= Short problem =
Below is a listing; copy all of it exactly.
* Begin *
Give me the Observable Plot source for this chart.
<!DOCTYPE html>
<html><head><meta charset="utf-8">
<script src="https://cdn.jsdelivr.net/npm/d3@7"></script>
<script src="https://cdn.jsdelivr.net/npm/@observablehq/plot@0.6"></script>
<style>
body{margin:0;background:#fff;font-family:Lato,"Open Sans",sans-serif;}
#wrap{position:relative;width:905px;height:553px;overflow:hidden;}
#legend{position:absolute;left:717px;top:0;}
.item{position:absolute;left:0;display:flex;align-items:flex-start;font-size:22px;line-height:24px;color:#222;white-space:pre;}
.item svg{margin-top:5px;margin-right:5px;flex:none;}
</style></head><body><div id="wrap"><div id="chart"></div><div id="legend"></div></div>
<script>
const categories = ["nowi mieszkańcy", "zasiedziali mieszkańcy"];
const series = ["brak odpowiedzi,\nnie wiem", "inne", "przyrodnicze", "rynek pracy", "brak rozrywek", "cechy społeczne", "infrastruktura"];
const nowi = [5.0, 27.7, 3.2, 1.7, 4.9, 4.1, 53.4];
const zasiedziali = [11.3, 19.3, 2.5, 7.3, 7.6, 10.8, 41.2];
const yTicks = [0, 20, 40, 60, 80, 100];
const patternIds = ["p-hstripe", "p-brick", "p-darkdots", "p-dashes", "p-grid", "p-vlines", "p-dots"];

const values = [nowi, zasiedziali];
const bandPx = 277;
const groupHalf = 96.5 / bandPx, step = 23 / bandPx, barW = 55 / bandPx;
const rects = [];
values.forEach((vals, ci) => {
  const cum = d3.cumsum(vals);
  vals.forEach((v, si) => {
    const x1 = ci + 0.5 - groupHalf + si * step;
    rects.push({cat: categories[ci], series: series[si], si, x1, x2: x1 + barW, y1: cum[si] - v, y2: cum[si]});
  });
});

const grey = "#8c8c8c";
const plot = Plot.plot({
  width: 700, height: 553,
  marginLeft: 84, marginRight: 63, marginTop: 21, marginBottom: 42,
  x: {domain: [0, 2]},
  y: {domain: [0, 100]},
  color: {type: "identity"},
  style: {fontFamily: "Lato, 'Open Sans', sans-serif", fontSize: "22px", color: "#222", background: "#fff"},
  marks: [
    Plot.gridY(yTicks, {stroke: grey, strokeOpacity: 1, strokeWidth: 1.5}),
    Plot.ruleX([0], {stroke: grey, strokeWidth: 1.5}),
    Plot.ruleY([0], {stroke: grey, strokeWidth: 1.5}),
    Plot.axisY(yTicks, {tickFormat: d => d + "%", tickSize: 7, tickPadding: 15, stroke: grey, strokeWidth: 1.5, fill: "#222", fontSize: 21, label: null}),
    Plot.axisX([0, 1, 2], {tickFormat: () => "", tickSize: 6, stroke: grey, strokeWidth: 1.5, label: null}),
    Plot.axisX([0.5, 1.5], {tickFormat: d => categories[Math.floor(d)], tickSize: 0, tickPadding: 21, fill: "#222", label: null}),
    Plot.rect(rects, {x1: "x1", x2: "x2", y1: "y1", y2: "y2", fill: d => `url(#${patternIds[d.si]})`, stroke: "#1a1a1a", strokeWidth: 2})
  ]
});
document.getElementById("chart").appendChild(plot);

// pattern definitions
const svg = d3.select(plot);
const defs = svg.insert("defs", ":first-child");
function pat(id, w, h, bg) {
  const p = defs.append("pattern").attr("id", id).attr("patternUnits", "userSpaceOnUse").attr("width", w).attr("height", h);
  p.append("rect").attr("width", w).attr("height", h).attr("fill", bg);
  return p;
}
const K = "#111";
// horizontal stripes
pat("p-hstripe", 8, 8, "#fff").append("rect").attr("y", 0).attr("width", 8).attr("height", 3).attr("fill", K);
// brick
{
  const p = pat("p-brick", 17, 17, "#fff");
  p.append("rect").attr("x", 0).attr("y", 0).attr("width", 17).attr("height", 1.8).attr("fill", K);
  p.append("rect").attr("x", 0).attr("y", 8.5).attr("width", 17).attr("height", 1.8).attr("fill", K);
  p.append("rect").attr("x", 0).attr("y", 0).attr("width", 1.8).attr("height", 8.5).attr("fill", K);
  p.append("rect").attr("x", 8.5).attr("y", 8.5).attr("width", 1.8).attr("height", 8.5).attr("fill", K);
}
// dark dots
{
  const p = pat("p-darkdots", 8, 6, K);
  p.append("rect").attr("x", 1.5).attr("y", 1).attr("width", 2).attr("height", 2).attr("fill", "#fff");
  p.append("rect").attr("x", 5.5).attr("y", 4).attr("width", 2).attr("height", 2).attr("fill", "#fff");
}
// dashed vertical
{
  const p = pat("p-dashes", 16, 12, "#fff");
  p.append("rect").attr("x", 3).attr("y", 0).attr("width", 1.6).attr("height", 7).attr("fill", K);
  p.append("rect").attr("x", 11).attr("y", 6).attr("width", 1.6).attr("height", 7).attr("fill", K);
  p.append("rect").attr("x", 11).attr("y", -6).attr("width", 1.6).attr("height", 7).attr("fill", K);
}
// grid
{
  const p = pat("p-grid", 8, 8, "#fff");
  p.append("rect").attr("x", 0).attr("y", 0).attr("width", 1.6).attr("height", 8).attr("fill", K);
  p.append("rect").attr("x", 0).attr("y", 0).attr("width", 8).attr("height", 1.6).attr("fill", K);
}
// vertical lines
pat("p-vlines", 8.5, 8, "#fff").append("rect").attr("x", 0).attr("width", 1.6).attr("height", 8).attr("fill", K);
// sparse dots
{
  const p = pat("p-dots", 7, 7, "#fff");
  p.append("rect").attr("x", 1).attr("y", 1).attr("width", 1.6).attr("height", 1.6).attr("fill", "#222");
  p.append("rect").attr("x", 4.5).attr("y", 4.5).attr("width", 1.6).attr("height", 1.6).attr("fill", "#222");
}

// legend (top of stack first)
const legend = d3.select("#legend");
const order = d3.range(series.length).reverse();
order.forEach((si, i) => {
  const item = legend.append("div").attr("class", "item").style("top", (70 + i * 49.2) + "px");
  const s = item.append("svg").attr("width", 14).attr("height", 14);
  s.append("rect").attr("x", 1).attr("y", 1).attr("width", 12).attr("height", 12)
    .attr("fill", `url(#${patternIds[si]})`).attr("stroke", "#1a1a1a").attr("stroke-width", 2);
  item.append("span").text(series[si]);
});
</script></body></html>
* End *
= Response for this exercise =
Give me the Observable Plot source for this chart.
<!DOCTYPE html>
<html><head><meta charset="utf-8">
<script src="https://cdn.jsdelivr.net/npm/d3@7"></script>
<script src="https://cdn.jsdelivr.net/npm/@observablehq/plot@0.6"></script>
<style>
body{margin:0;background:#fff;font-family:Lato,"Open Sans",sans-serif;}
#wrap{position:relative;width:905px;height:553px;overflow:hidden;}
#legend{position:absolute;left:717px;top:0;}
.item{position:absolute;left:0;display:flex;align-items:flex-start;font-size:22px;line-height:24px;color:#222;white-space:pre;}
.item svg{margin-top:5px;margin-right:5px;flex:none;}
</style></head><body><div id="wrap"><div id="chart"></div><div id="legend"></div></div>
<script>
const categories = ["nowi mieszkańcy", "zasiedziali mieszkańcy"];
const series = ["brak odpowiedzi,\nnie wiem", "inne", "przyrodnicze", "rynek pracy", "brak rozrywek", "cechy społeczne", "infrastruktura"];
const nowi = [5.0, 27.7, 3.2, 1.7, 4.9, 4.1, 53.4];
const zasiedziali = [11.3, 19.3, 2.5, 7.3, 7.6, 10.8, 41.2];
const yTicks = [0, 20, 40, 60, 80, 100];
const patternIds = ["p-hstripe", "p-brick", "p-darkdots", "p-dashes", "p-grid", "p-vlines", "p-dots"];

const values = [nowi, zasiedziali];
const bandPx = 277;
const groupHalf = 96.5 / bandPx, step = 23 / bandPx, barW = 55 / bandPx;
const rects = [];
values.forEach((vals, ci) => {
  const cum = d3.cumsum(vals);
  vals.forEach((v, si) => {
    const x1 = ci + 0.5 - groupHalf + si * step;
    rects.push({cat: categories[ci], series: series[si], si, x1, x2: x1 + barW, y1: cum[si] - v, y2: cum[si]});
  });
});

const grey = "#8c8c8c";
const plot = Plot.plot({
  width: 700, height: 553,
  marginLeft: 84, marginRight: 63, marginTop: 21, marginBottom: 42,
  x: {domain: [0, 2]},
  y: {domain: [0, 100]},
  color: {type: "identity"},
  style: {fontFamily: "Lato, 'Open Sans', sans-serif", fontSize: "22px", color: "#222", background: "#fff"},
  marks: [
    Plot.gridY(yTicks, {stroke: grey, strokeOpacity: 1, strokeWidth: 1.5}),
    Plot.ruleX([0], {stroke: grey, strokeWidth: 1.5}),
    Plot.ruleY([0], {stroke: grey, strokeWidth: 1.5}),
    Plot.axisY(yTicks, {tickFormat: d => d + "%", tickSize: 7, tickPadding: 15, stroke: grey, strokeWidth: 1.5, fill: "#222", fontSize: 21, label: null}),
    Plot.axisX([0, 1, 2], {tickFormat: () => "", tickSize: 6, stroke: grey, strokeWidth: 1.5, label: null}),
    Plot.axisX([0.5, 1.5], {tickFormat: d => categories[Math.floor(d)], tickSize: 0, tickPadding: 21, fill: "#222", label: null}),
    Plot.rect(rects, {x1: "x1", x2: "x2", y1: "y1", y2: "y2", fill: d => `url(#${patternIds[d.si]})`, stroke: "#1a1a1a", strokeWidth: 2})
  ]
});
document.getElementById("chart").appendChild(plot);

// pattern definitions
const svg = d3.select(plot);
const defs = svg.insert("defs", ":first-child");
function pat(id, w, h, bg) {
  const p = defs.append("pattern").attr("id", id).attr("patternUnits", "userSpaceOnUse").attr("width", w).attr("height", h);
  p.append("rect").attr("width", w).attr("height", h).attr("fill", bg);
  return p;
}
const K = "#111";
// horizontal stripes
pat("p-hstripe", 8, 8, "#fff").append("rect").attr("y", 0).attr("width", 8).attr("height", 3).attr("fill", K);
// brick
{
  const p = pat("p-brick", 17, 17, "#fff");
  p.append("rect").attr("x", 0).attr("y", 0).attr("width", 17).attr("height", 1.8).attr("fill", K);
  p.append("rect").attr("x", 0).attr("y", 8.5).attr("width", 17).attr("height", 1.8).attr("fill", K);
  p.append("rect").attr("x", 0).attr("y", 0).attr("width", 1.8).attr("height", 8.5).attr("fill", K);
  p.append("rect").attr("x", 8.5).attr("y", 8.5).attr("width", 1.8).attr("height", 8.5).attr("fill", K);
}
// dark dots
{
  const p = pat("p-darkdots", 8, 6, K);
  p.append("rect").attr("x", 1.5).attr("y", 1).attr("width", 2).attr("height", 2).attr("fill", "#fff");
  p.append("rect").attr("x", 5.5).attr("y", 4).attr("width", 2).attr("height", 2).attr("fill", "#fff");
}
// dashed vertical
{
  const p = pat("p-dashes", 16, 12, "#fff");
  p.append("rect").attr("x", 3).attr("y", 0).attr("width", 1.6).attr("height", 7).attr("fill", K);
  p.append("rect").attr("x", 11).attr("y", 6).attr("width", 1.6).attr("height", 7).attr("fill", K);
  p.append("rect").attr("x", 11).attr("y", -6).attr("width", 1.6).attr("height", 7).attr("fill", K);
}
// grid
{
  const p = pat("p-grid", 8, 8, "#fff");
  p.append("rect").attr("x", 0).attr("y", 0).attr("width", 1.6).attr("height", 8).attr("fill", K);
  p.append("rect").attr("x", 0).attr("y", 0).attr("width", 8).attr("height", 1.6).attr("fill", K);
}
// vertical lines
pat("p-vlines", 8.5, 8, "#fff").append("rect").attr("x", 0).attr("width", 1.6).attr("height", 8).attr("fill", K);
// sparse dots
{
  const p = pat("p-dots", 7, 7, "#fff");
  p.append("rect").attr("x", 1).attr("y", 1).attr("width", 1.6).attr("height", 1.6).attr("fill", "#222");
  p.append("rect").attr("x", 4.5).attr("y", 4.5).attr("width", 1.6).attr("height", 1.6).attr("fill", "#222");
}

// legend (top of stack first)
const legend = d3.select("#legend");
const order = d3.range(series.length).reverse();
order.forEach((si, i) => {
  const item = legend.append("div").attr("class", "item").style("top", (70 + i * 49.2) + "px");
  const s = item.append("svg").attr("width", 14).attr("height", 14);
  s.append("rect").attr("x", 1).attr("y", 1).attr("width", 12).attr("height", 12)
    .attr("fill", `url(#${patternIds[si]})`).attr("stroke", "#1a1a1a").attr("stroke-width", 2);
  item.append("span").text(series[si]);
});
</script></body></html>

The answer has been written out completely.